Personalized federated prototype learning in mixed heterogeneous data scenarios
Jiahao Zeng, Wolong Xing, Liangtao Shi, Xin Huang, Jialin Wang, Zhile Cao, Zhenkui Shi
TL;DR
PFPL addresses mixed heterogeneity in federated learning by constructing personalized, domain-aware prototypes for each client and aligning local representations to these prototypes. It introduces cross-domain Lipschitz-constrained prototype aggregation and a local prototype-consistency regularizer, formalized as $\overline{C}_i^{(k)}=\alpha C_i^{(k)}+(1-\alpha)\sum_{m\in M^{(k)}} k_{i,m} C_m^{(k)}$ with $k_{i,m}=\frac{\|C_i^{(k)}-C_m^{(k)}\|_2}{\sum_{m'\in \Phi(k)} \|C_i^{(k)}-C_{m'}^{(k)}\|_2}$ and $\ell_R(\overline{C}_i^{(k)},C_i^{(k)})=\|\overline{C}_i^{(k)}-C_i^{(k)}\|_2}$. The method optimizes $\arg\min_{\phi,\varphi} \sum_{i=1}^m \frac{D_i}{N} \ell_S(f(w_i;x_i),y_i) + \lambda \sum_{k=1}^{|\mathbb{C}|} \sum_{i=1}^m \ell_R(\overline{C}_i^{(k)},C_i^{(k)})$, tying prototype alignment to standard supervised loss.

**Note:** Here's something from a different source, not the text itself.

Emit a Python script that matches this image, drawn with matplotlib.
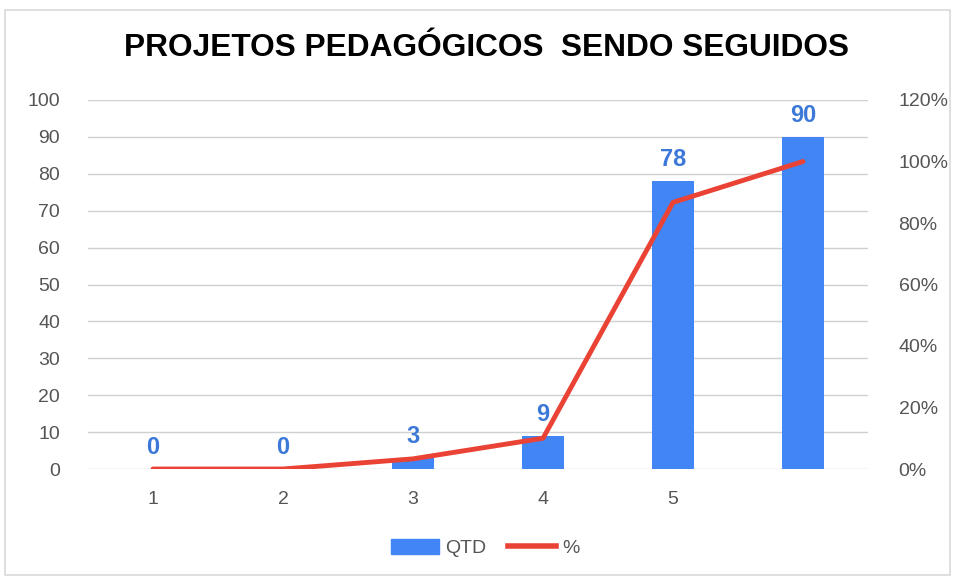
import matplotlib
matplotlib.use("Agg")
import matplotlib.pyplot as plt
from matplotlib.patches import Rectangle, Patch
from matplotlib.lines import Line2D
from matplotlib.ticker import FuncFormatter

categories = ["1", "2", "3", "4", "5", ""]
qtd = [0, 0, 3, 9, 78, 90]
pct = [0.0, 0.0, 0.033, 0.10, 0.867, 1.0]
left_ticks = list(range(0, 101, 10))
right_ticks = [0, 0.2, 0.4, 0.6, 0.8, 1.0, 1.2]

BAR = "#4285f4"
LINE = "#ea4335"
LABEL = "#3c78d8"
TICK = "#555555"

plt.rcParams['font.family'] = ['Liberation Sans', 'DejaVu Sans']

fig = plt.figure(figsize=(9.56, 5.79), dpi=100)
fig.patches.append(Rectangle((5/956, 4/579), 945/956, 565/579, transform=fig.transFigure,
                             fill=False, edgecolor="#d9d9d9", linewidth=1.2))
ax = fig.add_axes([88/956, 1-469/579, 780/956, 369/579])
x = list(range(len(categories)))
ax.bar(x, qtd, width=0.32, color=BAR, zorder=2)
ax.set_xlim(-0.5, 5.5)
ax.set_ylim(0, 100)
ax.set_yticks(left_ticks)
ax.set_xticks(x)
ax.set_xticklabels(categories)
ax.grid(axis='y', color="#d0d0d0", linewidth=1, zorder=0)
for s in ax.spines.values():
    s.set_visible(False)
ax.tick_params(axis='both', length=0, labelsize=14, labelcolor=TICK)
ax.tick_params(axis='x', pad=16)
ax.tick_params(axis='y', pad=20)
for xi, v in zip(x, qtd):
    ax.annotate(str(v), (xi, v), xytext=(0, 7), textcoords='offset points',
                ha='center', va='bottom', fontsize=17, fontweight='bold', color=LABEL)

ax2 = ax.twinx()
ax2.plot(x, pct, color=LINE, linewidth=3.5, zorder=3, solid_capstyle='round')
ax2.set_ylim(0, 1.2)
ax2.set_yticks(right_ticks)
ax2.yaxis.set_major_formatter(FuncFormatter(lambda v, p: f"{int(round(v*100))}%"))
for s in ax2.spines.values():
    s.set_visible(False)
ax2.tick_params(axis='y', length=0, labelsize=14, labelcolor=TICK, pad=22)

fig.text(487/956, 1-48/579, "PROJETOS PEDAGÓGICOS  SENDO SEGUIDOS", ha='center', va='center',
         fontsize=22.8, fontweight='bold', color='black')

handles = [Patch(color=BAR), Line2D([0], [0], color=LINE, linewidth=4)]
fig.legend(handles, ["QTD", "%"], loc='center', bbox_to_anchor=(0.5 + 7/956, 1-548/579), ncol=2,
           frameon=False, fontsize=14, handlelength=2.5, handleheight=0.8,
           columnspacing=1.1, handletextpad=0.3, labelcolor=TICK)

fig.savefig("out.png", dpi=100)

Evaluations on Digits and PACS show higher accuracy and reduced communication cost against baselines under mixed heterogeneity, demonstrating robustness and privacy-preserving cross-domain adaptation. This framework enables scalable personalized federated learning across diverse domains, with potential extensions to CV tasks and adversarially robust prototype learning.
Abstract
Federated learning has received significant attention for its ability to simultaneously protect customer privacy and leverage distributed data from multiple devices for model training. However, conventional approaches often focus on isolated heterogeneous scenarios, resulting in skewed feature distributions or label distributions. Meanwhile, data heterogeneity is actually a key factor in improving model performance. To address this issue, we propose a new approach called PFPL in mixed heterogeneous scenarios. The method provides richer domain knowledge and unbiased convergence targets by constructing personalized, unbiased prototypes for each client. Moreover, in the local update phase, we introduce consistent regularization to align local instances with their personalized prototypes, which significantly improves the convergence of the loss function. Experimental results on Digits and Office Caltech datasets validate the effectiveness of our approach and successfully reduce the communication cost.